Like Peter at The Railway Tavern, Robert uses Inverarity Morton for a lot of his spirits, with more unusual malts coming from Royal Mile Whiskies. Obviously, staff knowledge of everything on the gantry is essential. 

Robert said: “We’ve all walked into a pub and said ‘what’s that up there?’ and they’ve gone ‘oh I don’t know, I just work here’. Whereas now people will say to us ‘can you recommend me a malt whisky?’ and we’ll ask them what their palate is like. 

“Do they prefer sweet drinks? Drinks that are a bit smoky? A bit sherry-based? Now we can narrow it down.
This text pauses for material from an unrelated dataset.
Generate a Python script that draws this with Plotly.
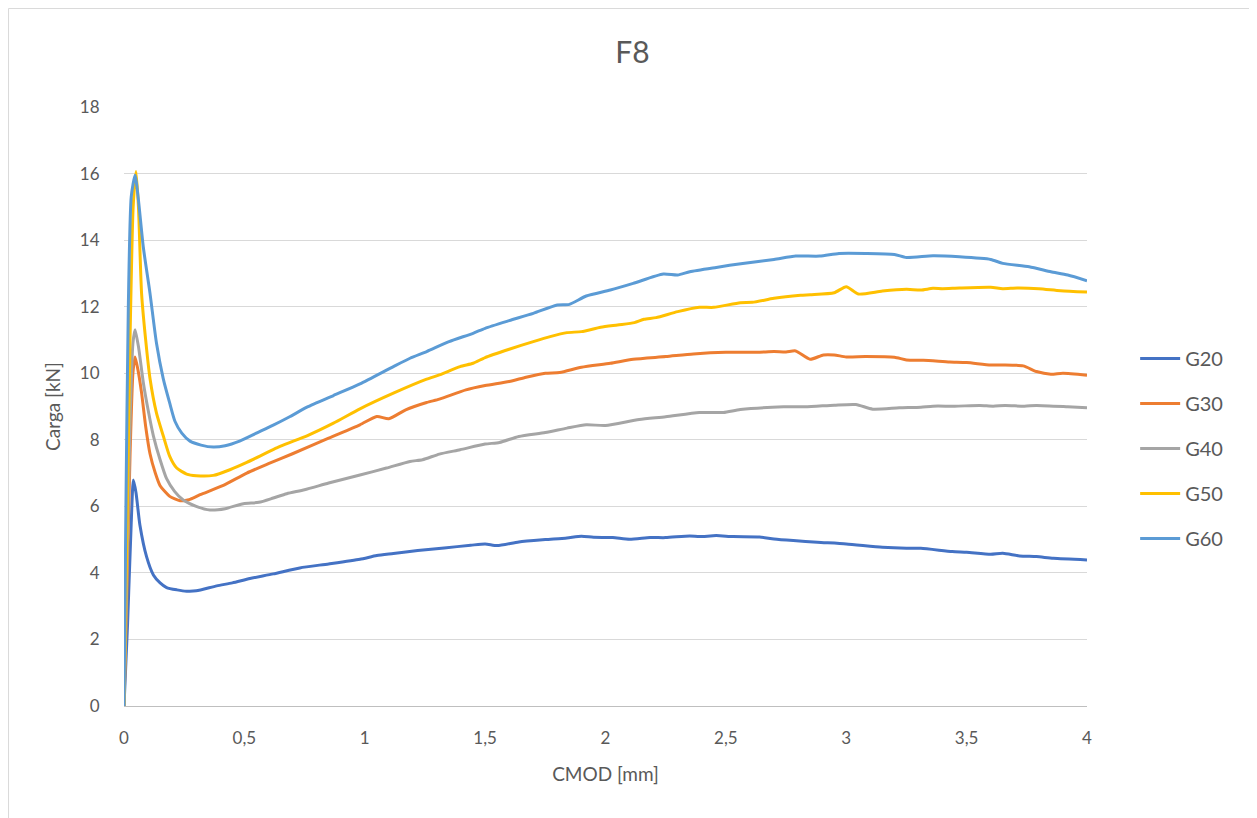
import plotly.graph_objects as go

# CMOD [mm] / Carga [kN]
g20_x = [0, 0.015, 0.03, 0.039, 0.05, 0.066, 0.094, 0.122, 0.15, 0.177, 0.22, 0.26, 0.3, 0.385, 0.45, 0.523, 0.62, 0.73, 0.85, 0.98,
         1.05, 1.119, 1.22, 1.33, 1.44, 1.5, 1.55, 1.64, 1.75, 1.84, 1.9, 1.95, 2.03, 2.1, 2.185, 2.25, 2.35, 2.39, 2.46, 2.53,
         2.64, 2.7, 2.78, 2.88, 3.0, 3.15, 3.25, 3.31, 3.44, 3.5, 3.6, 3.65, 3.72, 3.79, 3.86, 4.0]
g20_y = [0, 2.5, 5.5, 6.79, 6.4, 5.44, 4.48, 3.94, 3.7, 3.56, 3.49, 3.45, 3.46, 3.61, 3.7, 3.83, 3.97, 4.15, 4.27, 4.41,
         4.52, 4.58, 4.67, 4.75, 4.83, 4.87, 4.82, 4.93, 5.0, 5.05, 5.1, 5.07, 5.06, 5.01, 5.06, 5.06, 5.11, 5.09, 5.12, 5.09,
         5.08, 5.02, 4.97, 4.92, 4.87, 4.77, 4.74, 4.74, 4.64, 4.62, 4.56, 4.59, 4.51, 4.49, 4.44, 4.39]

g30_x = [0, 0.012, 0.025, 0.037, 0.046, 0.058, 0.073, 0.09, 0.108, 0.13, 0.15, 0.19, 0.233, 0.27, 0.316, 0.41, 0.51, 0.6, 0.7,
         0.85, 0.98, 1.05, 1.1, 1.17, 1.257, 1.31, 1.42, 1.5, 1.6, 1.67, 1.75, 1.81, 1.9, 2.02, 2.115, 2.25, 2.365, 2.5, 2.63,
         2.7, 2.75, 2.79, 2.85, 2.905, 2.95, 3.0, 3.08, 3.2, 3.25, 3.32, 3.43, 3.5, 3.6, 3.65, 3.735, 3.79, 3.85, 3.9, 4.0]
g30_y = [0, 3.5, 7.5, 10.0, 10.49, 10.1, 9.41, 8.4, 7.58, 7.0, 6.62, 6.3, 6.17, 6.2, 6.35, 6.62, 7.0, 7.28, 7.58,
         8.05, 8.45, 8.7, 8.63, 8.9, 9.12, 9.22, 9.5, 9.63, 9.75, 9.88, 10.0, 10.02, 10.18, 10.3, 10.42, 10.5, 10.58, 10.63, 10.63,
         10.65, 10.64, 10.67, 10.42, 10.55, 10.55, 10.49, 10.5, 10.48, 10.4, 10.39, 10.34, 10.32, 10.25, 10.25, 10.22, 10.05, 9.97, 10.0, 9.94]

g40_x = [0, 0.012, 0.025, 0.037, 0.046, 0.06, 0.08, 0.1, 0.122, 0.15, 0.177, 0.21, 0.246, 0.3, 0.357, 0.42, 0.496, 0.56, 0.62,
         0.676, 0.75, 0.85, 0.98, 1.09, 1.188, 1.24, 1.31, 1.396, 1.5, 1.56, 1.64, 1.75, 1.84, 1.92, 2.0, 2.14, 2.25, 2.39, 2.49,
         2.56, 2.74, 2.83, 2.95, 3.04, 3.11, 3.22, 3.31, 3.36, 3.45, 3.555, 3.61, 3.66, 3.74, 3.79, 3.92, 4.0]
g40_y = [0, 4.0, 8.5, 10.9, 11.31, 10.8, 9.73, 8.9, 8.12, 7.4, 6.83, 6.45, 6.19, 6.0, 5.89, 5.93, 6.08, 6.12, 6.25,
         6.38, 6.5, 6.7, 6.94, 7.15, 7.35, 7.4, 7.57, 7.7, 7.87, 7.92, 8.1, 8.22, 8.35, 8.45, 8.43, 8.61, 8.69, 8.82, 8.82,
         8.91, 8.99, 8.99, 9.04, 9.06, 8.92, 8.96, 8.98, 9.01, 9.01, 9.03, 9.01, 9.03, 9.01, 9.03, 8.99, 8.96]

g50_x = [0, 0.012, 0.025, 0.038, 0.05, 0.06, 0.073, 0.09, 0.108, 0.135, 0.163, 0.19, 0.219, 0.26, 0.3, 0.371, 0.44, 0.51, 0.648,
         0.76, 0.87, 0.98, 1.119, 1.257, 1.31, 1.396, 1.45, 1.5, 1.6, 1.7, 1.77, 1.84, 1.9, 1.98, 2.05, 2.12, 2.16, 2.21, 2.3,
         2.39, 2.45, 2.56, 2.61, 2.7, 2.81, 2.85, 2.95, 3.0, 3.05, 3.15, 3.25, 3.31, 3.36, 3.4, 3.47, 3.6, 3.65, 3.71, 3.8, 3.89, 4.0]
g50_y = [0, 5.0, 11.0, 15.0, 16.06, 15.0, 12.4, 11.0, 9.84, 8.8, 8.12, 7.5, 7.15, 6.97, 6.92, 6.93, 7.1, 7.32, 7.8,
         8.12, 8.5, 8.93, 9.4, 9.82, 9.95, 10.2, 10.3, 10.47, 10.72, 10.95, 11.1, 11.22, 11.25, 11.38, 11.45, 11.52, 11.62, 11.67, 11.85,
         11.98, 11.98, 12.12, 12.13, 12.25, 12.34, 12.36, 12.42, 12.6, 12.38, 12.47, 12.52, 12.5, 12.55, 12.54, 12.56, 12.58, 12.54, 12.56, 12.54, 12.48, 12.44]

g60_x = [0, 0.008, 0.018, 0.03, 0.046, 0.06, 0.08, 0.108, 0.135, 0.163, 0.19, 0.212, 0.24, 0.274, 0.32, 0.371, 0.42, 0.48, 0.55,
         0.62, 0.69, 0.76, 0.87, 0.98, 1.119, 1.188, 1.257, 1.35, 1.45, 1.5, 1.6, 1.7, 1.8, 1.85, 1.92, 2.02, 2.115, 2.24, 2.3,
         2.35, 2.46, 2.57, 2.7, 2.79, 2.89, 2.97, 3.08, 3.2, 3.25, 3.36, 3.47, 3.6, 3.65, 3.76, 3.85, 3.92, 4.0]
g60_y = [0, 6.0, 12.0, 15.3, 15.95, 15.2, 13.8, 12.4, 10.9, 9.84, 9.1, 8.55, 8.2, 7.96, 7.84, 7.78, 7.82, 7.96, 8.2,
         8.44, 8.7, 8.98, 9.33, 9.68, 10.2, 10.45, 10.65, 10.95, 11.2, 11.35, 11.58, 11.8, 12.05, 12.07, 12.32, 12.5, 12.7, 12.98, 12.95,
         13.05, 13.18, 13.3, 13.42, 13.52, 13.52, 13.6, 13.6, 13.57, 13.48, 13.53, 13.5, 13.42, 13.3, 13.2, 13.05, 12.95, 12.78]

names = ["G20", "G30", "G40", "G50", "G60"]
colours = ["#4472C4", "#ED7D31", "#A5A5A5", "#FFC000", "#5B9BD5"]
series = [(g20_x, g20_y), (g30_x, g30_y), (g40_x, g40_y), (g50_x, g50_y), (g60_x, g60_y)]

tick_vals = [0, 0.5, 1, 1.5, 2, 2.5, 3, 3.5, 4]
tick_text = ["0", "0,5", "1", "1,5", "2", "2,5", "3", "3,5", "4"]

FONT = "Lato, Calibri, sans-serif"
TXT = "#595959"

fig = go.Figure()
for name, col, (xs, ys) in zip(names, colours, series):
    fig.add_trace(go.Scatter(x=xs, y=ys, mode="lines", name=name, legendgroup=name,
                             line=dict(color=col, width=3, shape="spline", smoothing=0.6)))

# page body has an 8px margin, so the figure is a bit smaller and shifted
fig.update_layout(
    width=1249, height=810,
    template=None,
    paper_bgcolor="white", plot_bgcolor="white",
    margin=dict(l=116, r=170, t=99, b=112),
    font=dict(family=FONT, size=16, color=TXT),
    title=dict(text="F8", x=0.5, xanchor="center", y=0.945, yanchor="middle",
               font=dict(family=FONT, size=30, color=TXT)),
    xaxis=dict(range=[0, 4], tickvals=tick_vals, ticktext=tick_text, showgrid=False, zeroline=False,
               showline=True, linecolor="#BFBFBF", linewidth=1, ticks="outside", ticklen=17,
               tickcolor="rgba(0,0,0,0)",
               title=dict(text="CMOD [mm]", font=dict(size=19, color=TXT), standoff=20),
               tickfont=dict(size=17, color=TXT)),
    yaxis=dict(range=[0, 18], dtick=2, showgrid=True, gridcolor="#D9D9D9", gridwidth=1, zeroline=False,
               showline=False, ticks="outside", ticklen=20, tickcolor="rgba(0,0,0,0)",
               tickfont=dict(size=17, color=TXT),
               title=dict(text="Carga [kN]", font=dict(size=19, color=TXT), standoff=14)),
    legend=dict(x=1.05, xanchor="left", y=0.43, yanchor="middle", bgcolor="rgba(0,0,0,0)",
                font=dict(size=20, color=TXT), tracegroupgap=16, itemwidth=40),
    showlegend=True,
    shapes=[dict(type="rect", xref="paper", yref="paper", x0=-0.1199, x1=1.1755, y0=-0.2, y1=1.1645,
                 line=dict(color="#D9D9D9", width=1), layer="below")],
)

fig.write_html("out.html")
We can start to advise somebody what to have, whether it’s a gin, a whisky or a beer.” 

Tina McLaren, at The Old Ship Inn in Perth

That was echoed by another Belhaven lessee – Tina McLaren, at The Old Ship Inn in Perth. 

Tina said the pub has a reputation for its gin range as well as its selection of malt whiskies, and customers will expect the right mixer and garnish with their drink. It’s up to the team to ensure they can match the right accompaniments to each product. 

“You have to go out and look for it,” she said. 

“So for gin, for example, there’s the Ginventory app, which you can download and have on your phone. 

“And then we have a sticker system in here, so all the tops of the bottles of gin have a different coloured sticker and then there’s a key sheet with all the stickers. So, for example, Brockmans has grapefruit, blueberries and raspberries in it, so there’s three different-coloured stickers and then there’s the key on the other wall that the staff can look at.”

The Old Ship Inn gantry

Even in the past few years Tina – who has run The Old Ship Inn for 14 years – has noticed customers getting more knowledgeable about the drinks they’re ordering. 

“I think people tried different things during the pandemic,” she said. 

“And then they bring that into the pub with them. 

“So they might prefer Gordon’s gin and lemon Fanta because that’s what they drank during the pandemic. It’s not a bad thing. It’s actually a good thing, because people are trying different things.”